Mais pour Chantal Maillé, il ne s’agit pas du nœud du problème. « Cette insistance sur la responsabilité familiale pour expliquer l’absence de femmes en politique est dérangeante. Si vous avez eu vos enfants à la mi-vingtaine, à 45 ans, vous pouvez passer à autre chose. Et ça laisse de longues années de vie active devant. »

Avenir incertain

Reste que la glace est brisée : le Québec a eu sa première première ministre et le Canada a vu, l’espace de quelques mois, près de la moitié de ses leaders provinciaux porter la jupe.

Or, les chefs des trois principaux partis politiques québécois sont à nouveau des hommes. Et la course à la chefferie du Parti québécois laisse cette fois très peu de chances à une femme de l’emporter. Seule Martine Ouellet est sur les rangs, et Pierre Karl Péladeau domine outrageusement dans les sondages.

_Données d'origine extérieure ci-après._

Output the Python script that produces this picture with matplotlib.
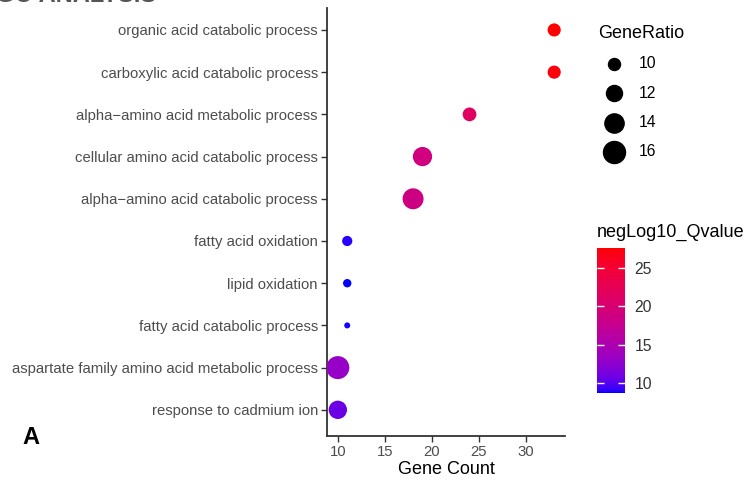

En politique, les leaders passent, la culture reste.

D’ailleurs, si les deux dernières PM encore en poste dans la fédération sont en Colombie-Britannique et en Ontario, ce n’est peut-être pas le simple fruit d’un vent populaire favorable. Ces deux provinces ont historiquement les taux de représentation féminine les plus élevés au pays : 36 % pour la Colombie-Britannique, 35,5 % pour l’Ontario. « Là-bas, les partis provinciaux ont eu des femmes comme chef pendant plusieurs années, et celles-ci ont fait un effort particulier pour recruter d’autres femmes, explique Nancy Peckford. Pensons à Andrea Horwath à la tête du NPD et à Kathleen Wynne pour les libéraux en Ontario, à la libérale Christy Clark et à la néodémocrate Carole James en Colombie-Britannique… »

L’ONU estime qu’il faut au minimum 30 % de femmes dans les institutions politiques avant que celles-ci commencent à voter des lois qui tiennent compte de leurs intérêts. La même masse critique est requise pour impulser des changements aux institutions elles-mêmes. Et si les quotas sonnaient le glas du serpent qui se mord la queue?